Atum was the primordial creator-god of ancient Egypt — the self-created being who rose from the waters of chaos at the beginning of time and brought forth the first gods and the ordered world from his own substance. The first of the great Ennead of Heliopolis and the setting sun in his aspect, he is the source from which all things came, the god who made himself and then made everything.
The Self-Created One
Atum (“the complete one,” or “the all”) was the creator-god in the cosmogony of Heliopolis, the most influential of Egypt's creation myths. In the beginning there was only Nun, the dark, formless primordial waters of chaos — and from these waters Atum brought himself into being, the first being to exist, self-created and self-generated, rising upon the first mound of dry land (the benben) to emerge from the endless deep. He was often merged with the sun-god as Atum-Ra, and represented the sun in its setting, evening aspect, as Khepri was the dawn and Ra the noon.
The First Creation
Having created himself, Atum then created the first other gods from his own body, without a partner. By his own act — spitting, or sneezing, or by his own seed — he brought forth the first divine couple: Shu, the god of air, and Tefnut, the goddess of moisture.

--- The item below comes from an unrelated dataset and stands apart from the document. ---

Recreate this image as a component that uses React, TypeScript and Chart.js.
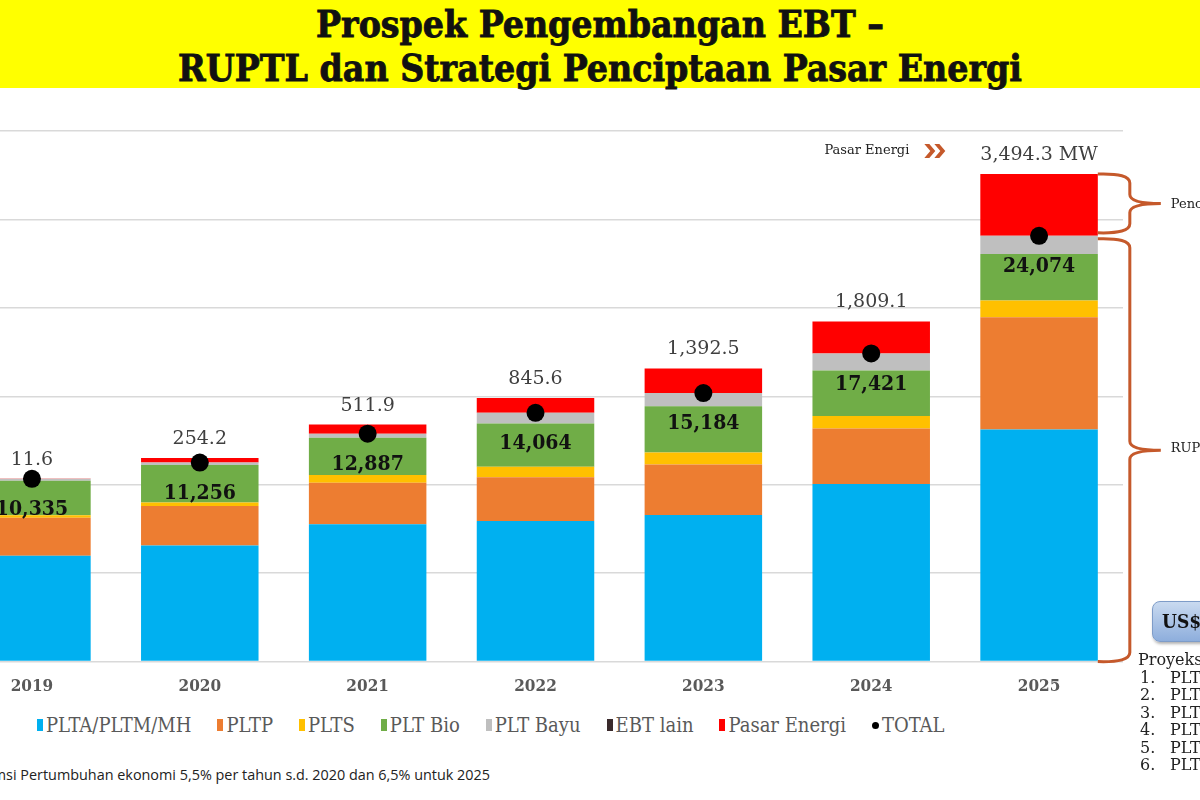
import { useEffect, useRef } from "react";
import { Chart, registerables } from "chart.js";

Chart.register(...registerables);

// Installed capacity per year (MW)
const years = ["2019", "2020", "2021", "2022", "2023", "2024", "2025"];
const pltaMw = [5980, 6560, 7770, 7950, 8290, 10040, 13120];
const pltpMw = [2160, 2240, 2345, 2480, 2860, 3140, 6350];
const pltsMw = [135, 190, 435, 580, 675, 710, 940];
const pltBioMw = [1950, 2120, 2100, 2450, 2610, 2575, 2635];
const pltBayuMw = [110, 146, 237, 604, 749, 956, 1029];
const ebtLainMw = [0, 0, 0, 0, 0, 0, 0];
const pasarEnergiMw = [11.6, 254.2, 511.9, 845.6, 1392.5, 1809.1, 3494.3];
const ruptlTotalMw = [10335, 11256, 12887, 14064, 15184, 17421, 24074];

const seriesNames = ["PLTA/PLTM/MH", "PLTP", "PLTS", "PLT Bio", "PLT Bayu", "EBT lain", "Pasar Energi", "TOTAL"];
const seriesColors = ["#00B0F0", "#ED7D31", "#FFC000", "#70AD47", "#BFBFBF", "#3A2A2C", "#FF0000", "#000000"];

const proyeksiItems = ["PLTP", "PLTA", "PLTS", "PLT Bio", "PLTSa", "PLT Bayu"];

const BRACE = "#C5592B";
const SERIF = "'DejaVu Serif'";
const SERIF_C = "'DejaVu Serif Condensed', 'DejaVu Serif'";

const fmtOne = (v: number) =>
  v.toLocaleString("en-US", { minimumFractionDigits: 1, maximumFractionDigits: 1 });
const fmtInt = (v: number) => v.toLocaleString("en-US", { maximumFractionDigits: 0 });

function drawBrace(ctx: CanvasRenderingContext2D, x0: number, y1: number, y2: number) {
  const xv = x0 + 32;
  const tip = x0 + 63;
  const mid = (y1 + y2) / 2;
  const r = 9;
  ctx.beginPath();
  ctx.moveTo(x0, y1);
  ctx.quadraticCurveTo(xv, y1 - 1, xv, y1 + r);
  ctx.lineTo(xv, mid - r);
  ctx.quadraticCurveTo(xv, mid, tip, mid);
  ctx.quadraticCurveTo(xv, mid, xv, mid + r);
  ctx.lineTo(xv, y2 - r);
  ctx.quadraticCurveTo(xv, y2 + 1, x0, y2);
  ctx.stroke();
}

const annotations = {
  id: "annotations",
  afterDatasetsDraw(chart: any) {
    const { ctx, scales } = chart;
    const y = scales.y;
    const redMeta = chart.getDatasetMeta(6);
    const last = years.length - 1;
    ctx.save();
    ctx.textAlign = "center";
    ctx.textBaseline = "middle";
    years.forEach((_, i) => {
      const bar = redMeta.data[i];
      const cx = bar.x;
      const top = bar.y;
      const ruptlY = y.getPixelForValue(ruptlTotalMw[i]);

      // Pasar Energi addition above each bar
      ctx.font = `19px ${SERIF}`;
      ctx.fillStyle = "#3f3f3f";
      const txt = fmtOne(pasarEnergiMw[i]) + (i === last ? " MW" : "");
      ctx.fillText(txt, cx, top - 19);

      // RUPTL total inside the PLT Bio segment
      ctx.font = `bold 21px ${SERIF_C}`;
      ctx.fillStyle = "#111111";
      ctx.fillText(fmtInt(ruptlTotalMw[i]), cx, ruptlY + 31);
    });

    // "Pasar Energi »" note next to the last bar
    const lastBar = redMeta.data[last];
    const left = lastBar.x - lastBar.width / 2;
    const right = lastBar.x + lastBar.width / 2;
    const noteY = lastBar.y - 23;
    ctx.font = `13px ${SERIF}`;
    ctx.fillStyle = "#222222";
    ctx.textAlign = "right";
    ctx.fillText("Pasar Energi", left - 71, noteY);
    ctx.fillStyle = BRACE;
    for (let k = 0; k < 2; k++) {
      const sx = left - 56 + k * 10;
      ctx.beginPath();
      ctx.moveTo(sx, noteY - 7);
      ctx.lineTo(sx + 5, noteY - 7);
      ctx.lineTo(sx + 11, noteY);
      ctx.lineTo(sx + 5, noteY + 7);
      ctx.lineTo(sx, noteY + 7);
      ctx.lineTo(sx + 6, noteY);
      ctx.closePath();
      ctx.fill();
    }

    // Braces grouping the 2025 bar
    const ruptlTop = y.getPixelForValue(ruptlTotalMw[last]);
    const base = y.getPixelForValue(0);
    ctx.strokeStyle = BRACE;
    ctx.lineWidth = 3;
    drawBrace(ctx, right, lastBar.y, ruptlTop - 3);
    drawBrace(ctx, right, ruptlTop + 3, base);

    ctx.font = `13px ${SERIF}`;
    ctx.fillStyle = "#222222";
    ctx.textAlign = "left";
    ctx.fillText("Penciptaan Pasar", right + 73, (lastBar.y + ruptlTop) / 2);
    ctx.fillText("RUPTL", right + 73, (ruptlTop + base) / 2);
    ctx.restore();
  },
};

export default function App() {
  const canvasRef = useRef<HTMLCanvasElement>(null);

  useEffect(() => {
    const canvas = canvasRef.current;
    if (!canvas) return;
    const stacks = [pltaMw, pltpMw, pltsMw, pltBioMw, pltBayuMw, ebtLainMw, pasarEnergiMw];
    const chart = new Chart(canvas, {
      type: "bar",
      data: {
        labels: years,
        datasets: [
          ...stacks.map((values, i) => ({
            type: "bar" as const,
            label: seriesNames[i],
            data: values,
            backgroundColor: seriesColors[i],
            borderWidth: 0,
            stack: "ebt",
            order: 1,
          })),
          {
            type: "line" as const,
            label: seriesNames[7],
            data: ruptlTotalMw,
            showLine: false,
            pointRadius: 9,
            pointBackgroundColor: seriesColors[7],
            pointBorderColor: seriesColors[7],
            pointBorderWidth: 0,
            stack: "total",
            order: 0,
          },
        ],
      },
      options: {
        responsive: false,
        animation: false,
        layout: { padding: { top: 31, right: 77, left: 0, bottom: 0 } },
        datasets: { bar: { categoryPercentage: 0.7, barPercentage: 1.0 } },
        plugins: { legend: { display: false }, tooltip: { enabled: false } },
        scales: {
          x: {
            stacked: true,
            grid: { display: false, drawTicks: false },
            border: { display: false },
            ticks: {
              padding: 15,
              color: "#595959",
              font: { family: SERIF_C, weight: "bold", size: 17 },
            },
          },
          y: {
            stacked: true,
            min: 0,
            max: 30000,
            ticks: { display: false, stepSize: 5000 },
            grid: { color: "#D9D9D9", lineWidth: 1.5, drawTicks: false },
            border: { display: false },
          },
        },
      },
      plugins: [annotations],
    } as any);
    return () => chart.destroy();
  }, []);

  return (
    <div style={{ position: "fixed", inset: 0, overflow: "hidden", background: "#ffffff" }}>
      <div
        style={{
          position: "absolute",
          left: 0,
          top: 0,
          width: 1200,
          height: 88,
          background: "#FFFF00",
          textAlign: "center",
          fontFamily: SERIF_C,
          fontWeight: "bold",
          fontSize: 37,
          lineHeight: "44px",
          color: "#111",
          WebkitTextStroke: "0.8px #111",
        }}
      >
        <div style={{ paddingTop: 2 }}>
          <div>Prospek Pengembangan EBT –</div>
          <div>RUPTL dan Strategi Penciptaan Pasar Energi</div>
        </div>
      </div>

      <canvas ref={canvasRef} width={1261} height={612} style={{ position: "absolute", left: -61, top: 100 }} />

      <div
        style={{
          position: "absolute",
          left: 37,
          top: 713,
          display: "flex",
          alignItems: "center",
          gap: 26,
          fontFamily: SERIF_C,
          fontSize: 20,
          color: "#595959",
          whiteSpace: "nowrap",
        }}
      >
        {seriesNames.map((name, i) => (
          <div key={name} style={{ display: "flex", alignItems: "center", gap: 3 }}>
            <span
              style={{
                display: "inline-block",
                width: i === 7 ? 7 : 6,
                height: i === 7 ? 7 : 12,
                borderRadius: i === 7 ? "50%" : 0,
                background: seriesColors[i],
              }}
            />
            <span>{name}</span>
          </div>
        ))}
      </div>

      <div
        style={{
          position: "absolute",
          right: 710,
          top: 765,
          fontFamily: "'Open Sans'",
          fontSize: 14.4,
          color: "#222",
          whiteSpace: "nowrap",
        }}
      >
        Asumsi Pertumbuhan ekonomi 5,5% per tahun s.d. 2020 dan 6,5% untuk 2025
      </div>

      <div
        style={{
          position: "absolute",
          left: 1152,
          top: 601,
          width: 90,
          height: 39,
          borderRadius: 8,
          border: "1px solid #7E9CC8",
          background: "linear-gradient(#C9DAF0, #8EAEDC)",
          boxShadow: "1px 2px 3px rgba(0,0,0,0.3)",
          fontFamily: SERIF_C,
          fontWeight: "bold",
          fontSize: 19,
          lineHeight: "39px",
          paddingLeft: 9,
          color: "#111",
        }}
      >
        US$
      </div>

      <div
        style={{
          position: "absolute",
          left: 1138,
          top: 651,
          fontFamily: SERIF,
          fontSize: 16,
          lineHeight: "17.5px",
          color: "#222",
          whiteSpace: "nowrap",
        }}
      >
        <div>Proyeksi Investasi</div>
        {proyeksiItems.map((item, i) => (
          <div key={item} style={{ display: "flex" }}>
            <span style={{ display: "inline-block", width: 30, paddingLeft: 2 }}>{i + 1}.</span>
            <span>{item}</span>
          </div>
        ))}
      </div>
    </div>
  );
}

From Shu and Tefnut came Geb (earth) and Nut (sky); and from Geb and Nut came Osiris, Isis, Set and Nephthys. These nine gods — Atum and the eight who descended from him — formed the Great Ennead of Heliopolis, the foundational family of the Egyptian pantheon. Thus Atum was the father and source of the gods, the single being from whom the whole divine family, and through them the ordered world, unfolded.
The Lord of Totality
Atum's name and nature express the idea of completeness and totality — he was “the all,” the one who contained all things within himself before they were separated out into the many. He was depicted as a man wearing the double crown of Egypt, a king among the gods, and he was associated with the finished, completed state of creation as well as its beginning. In some texts he was also the god who would, at the end of all things, return the world to the primordial waters from which it came, so that he was both the first and the last, the beginning and the end of the created order.
The Source of All Things
Atum endures as one of the great creator-gods of world mythology — the self-created being who rose from chaos and brought forth the gods and the world from his own substance, the father of the Ennead, the lord of totality. He embodies the Egyptian vision of creation as an emergence of order, life and multiplicity from a single, self-generated source rising out of the formless deep, and stands at the very head of the family of gods whose dramas would shape three thousand years of Egyptian faith.
Before there was anything, he made himself out of the waters of chaos — and then, alone, brought forth the first gods from his own body, and the whole world unfolded from the one who was "the all."